History of the Detroit Diesel Company

The Detroit Diesel Corporation (DDC) first began back in 1938 during the great depression and still remains a successful company to date. DDC is a manufacturer of American made heavy-duty engines and chassis components for the highway and vocational commercial truck markets. Their product line includes diesel engines, transmissions, and axles. Their manufacturer headquarters are located in Detroit, Michigan. DDC is a subsidiary of Daimler Trucks North America, a company owned by the German Daimler AG. Throughout the years, Detroit Diesel has continued to expand and produce reliable, heavy duty trucks for commercial use. Later on, Detroit Diesel started producing smaller, two-cycle engines originally developed by the GM Research Division. GM then formed General Motors Diesel Division (GMDD) for its Detroit and Cleveland diesel products marketed to the average consumer rather than the large scale market. Since 1939, Detroit Diesel has built more than 5 million engines with more than 1 million of those engines still in use to date.

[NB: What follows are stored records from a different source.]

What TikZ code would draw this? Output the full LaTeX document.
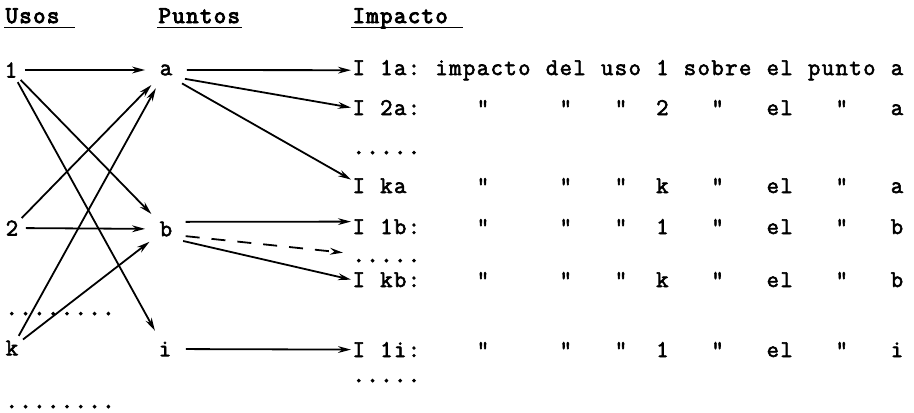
\documentclass[tikz,border=0pt]{standalone}
\usepackage{fontspec}
\newfontfamily\bodyfont{Latin Modern Mono}[BoldFont={Latin Modern Mono},BoldFeatures={FakeBold=2.5}]
\newfontfamily\headfont{Latin Modern Mono}[BoldFont={Latin Modern Mono},BoldFeatures={FakeBold=4}]
\usetikzlibrary{arrows.meta}

\newlength\pitch
\setlength\pitch{6.9pt}
\newcommand{\ch}[1]{\makebox[\pitch]{#1}}
\newcommand{\sk}[1]{\hspace*{#1\pitch}}
\def\mono#1{\monoloop#1\relax}
\def\monoloop#1{\ifx#1\relax\else\ch{#1}\expandafter\monoloop\fi}
\newcommand{\dittorow}[3]{\mono{#1}\sk{4}\ch{"}\sk{5}\ch{"}\sk{3}\ch{"}\sk{2}\ch{#2}\sk{3}\ch{"}\sk{3}\mono{el}\sk{3}\ch{"}\sk{3}\ch{#3}}

\begin{document}
\begin{tikzpicture}[x=0.5pt,y=-0.5pt,>={Stealth[length=6.5pt,width=3.4pt]},line width=0.9pt,
    font=\fontsize{12}{14}\bodyfont\bfseries,
    uso/.style={circle,inner sep=0pt,minimum size=13pt},
    punto/.style={circle,inner sep=0pt,minimum size=20pt},
    imp/.style={anchor=base west,inner sep=0pt},
    puntos/.style={imp,font=\fontsize{12}{14}\headfont\bfseries},
    head/.style={anchor=base west,inner sep=0pt,font=\fontsize{12}{14}\headfont\bfseries},
    raya/.style={dash pattern=on 7pt off 6pt}]
  \useasboundingbox (0,0) rectangle (914,412);
  % encabezados
  \node[head] (hUsos) at (4,23) {\mono{Usos~}};
  \node[head] (hPuntos) at (157,23) {\mono{Puntos}};
  \node[head] (hImpacto) at (351,23) {\mono{Impacto~}};
  \foreach \h in {hUsos,hPuntos,hImpacto}
    \draw ([yshift=-2.2pt]\h.base west) -- ([yshift=-2.2pt]\h.base east);
  % usos
  \node[uso] (u1) at (11,70) {1};
  \node[uso] (u2) at (12,228) {2};
  \node[uso] (uk) at (12,348) {k};
  \node[puntos] (du1) at (4,315) {\mono{........}};
  \node[puntos] (du2) at (4,408) {\mono{........}};
  % puntos
  \node[punto] (a) at (166,70) {a};
  \node[punto] (b) at (166,229) {b};
  \node[punto] (i) at (165,349) {i};
  % impactos
  \node[imp] (I1a) at (351,75) {\mono{I~1a:~impacto~del~uso~1~sobre~el~punto~a}};
  \node[imp] (I2a) at (351,115) {\dittorow{I~2a:}{2}{a}};
  \node[puntos] (Da) at (351,154) {\mono{.....}};
  \node[imp] (Ika) at (351,193) {\dittorow{I~ka~}{k}{a}};
  \node[imp] (I1b) at (351,234) {\dittorow{I~1b:}{1}{b}};
  \node[puntos] (Db) at (351,262) {\mono{.....}};
  \node[imp] (Ikb) at (351,287) {\dittorow{I~kb:}{k}{b}};
  \node[imp] (I1i) at (351,357) {\dittorow{I~1i:}{1}{i}};
  \node[puntos] (Di) at (351,382) {\mono{.....}};
  % usos -> puntos
  \foreach \u/\p in {u1/a,u1/b,u1/i,u2/a,u2/b,uk/a,uk/b}
    \draw[->] (\u) -- (\p);
  % puntos -> impactos
  \draw[->] (a) -- (I1a.west);
  \draw[->] (a.-25) -- (I2a.west);
  \draw[->] (a.-40) -- ([yshift=3pt]Ika.west);
  \draw[->] (b.20) -- ([yshift=2.5pt]I1b.west);
  \draw[->,raya] (b.-20) -- ([xshift=-4pt,yshift=4pt]Db.west);
  \draw[->] (b.-35) -- (Ikb.west);
  \draw[->] (i) -- (I1i.west);
\end{tikzpicture}
\end{document}
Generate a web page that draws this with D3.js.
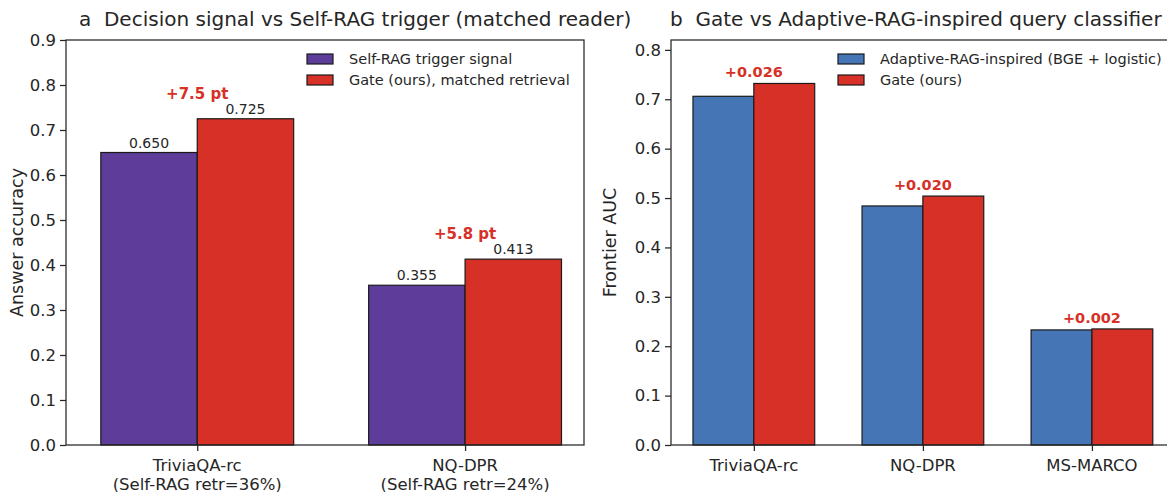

Detroit Diesel and World War II to Today

During World War II there was a dire need for compact, lightweight, two-cycle engines for tanks, road building equipment, tanks and standby generators. In 1943 Detroit Diesel produced 57,892 engines after employing 4,300 people with more than 1,400 of them women. At this time they launched the Series 110 engines which were used in rail cars, construction equipment and power generators. Later in the 1950s, the use of GM’s Detroit Diesel spread across the commercial world after succeeding in the wide use of their engines in military applications. Heavy-duty engines needed for long-distance trucks were developed and soon after, a network of independent, authorized dealers and distributors was created worldwide to enable these products to be serviced and repaired. The Series 53 engine was created in 1957 by Detroit Diesel, putting the Series 71 engines to use for both on-highway and off-road use. Now the majority of all Series designed engine parts were interchangeable which facilitated production of many different models with varying horsepower, which was done by adding more cylinders. All during the 1960s sales tripled and for about 20 years after sales continued to increase. In 1965, Detroit Diesel first introduced the Series 149 engine used in workboats, 100 ton-plus mining trucks and push boats. During the energy crisis around 1974, a more fuel efficient Series 92 engine was introduced, creating a fuel savings of 10-20% over previous models with the same horsepower. These engines were now impossible to compete with. In 1980 DD produced their first four-cycle engine, later on to be the company's most well known engine, the Series 60. This was the first production engine with electronic controls as an integrated standard feature. This engine was cleaner and much more fuel-efficient than their previous heavy-duty engines, therefore it became the biggest selling Class 8 truck diesel engine in the North American market. Detroit Diesel built its 4 millionth engine in 1999. In 2005, Detroit Diesel Corporation invested $350 million in order to refurbish and retool its plant. Soon after in 2007, the DD engine platform was born and the DD15 engine was first created. In 2010, the production of EPA certified engines began and in 2011 DDC was recognized as one of the only two Michigan Green Leaders.